I like this story, I like where it’s coming from and understand that you have a good command over the language. The flow is very good too. This is one of those unique stories that nobody writes.
-"...although the hems of his pants and the elbows of his jacked showed considerable wear..."---I think that’s Jacket.
Now I am going to get dirty: Just in case you want to make any improvements. You don’t need to, it is fine as is. This is just my opinion. I am not an editor and am probably wrong about half of the suggestions I make.
As I said the flow is good but I think the pace is a little off. It is more paced like a novelette than a short story. That may also be due to the fact that there are sentences here that don’t necessarily contribute in moving the story forward.
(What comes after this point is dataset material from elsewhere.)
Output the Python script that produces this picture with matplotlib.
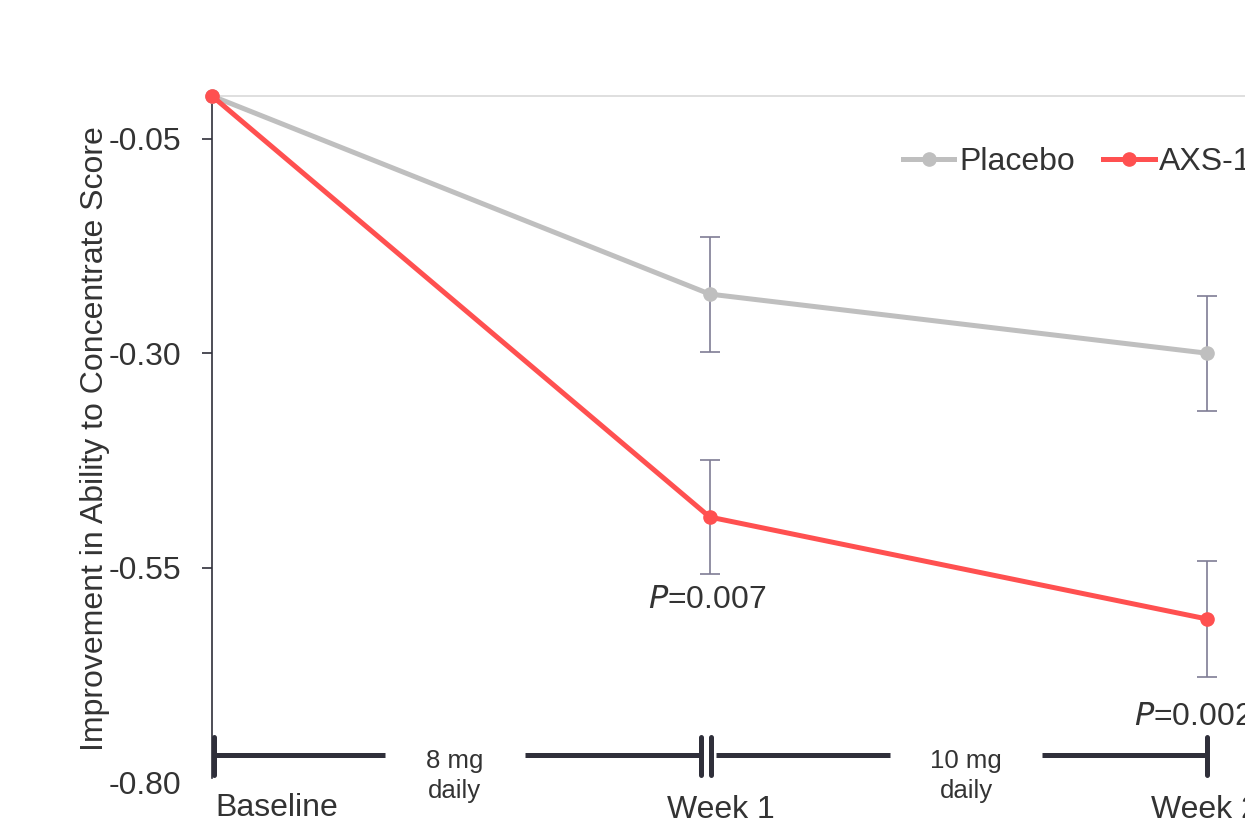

-"...academic enrolled at the university here in town, and that he often could be seen strolling around town with a backpack and a camera."--- Here you have gone out of your way by having your character, the waitress, remember of an instance, where she heard something from somebody else, about OTHER events that take place outside of the setting of the story. That is complicated, unnecessary and does not help move the story forward.Remember, Marc, this is a short story; every word must count. What if your main person did something within the setting of the story that revealed character and pushed the story ahead?
Another subject that I want to talk about is the characters. You have two characters here, and plenty of words, yet I don’t feel like the characters are coming through the best they can. I don’t really feel how he feels and don’t see what she sees. Why not point things out that all the readers can connect to. Maybe the waitress's nail polish is faded and chipped away? Maybe she is old school and keeps her pen on her year, or maybe not? Maybe her uniform is clean and well kept but her watch is old and cheap. After all she is poor not shabby! I hope you understand what I mean.
I think you chose a great setting. A diner! I was expecting and explosion sense. I don’t think you completely capitalized on that. There is ample opportunity for you to bring us, the readers, into the setting. This place probably smells of all kinds of foods. We learn later that you character was hungry. What if he could smell all the dishes that went by? What color is the uniform of the attendants? Is the diner one of those dark, romantic ones, or a Denny's type? Touching on the 5 senses will bring a lot of life into the setting and also let us be on the same page as you are, as far as the setting goes.
Overall, I like your work, even though I see more potential in you as a writer. If you choose to work on this story please keep me in the loop. I would love to review it again.
Thanks for sharing this story with me,
You are a good writer, keep writing.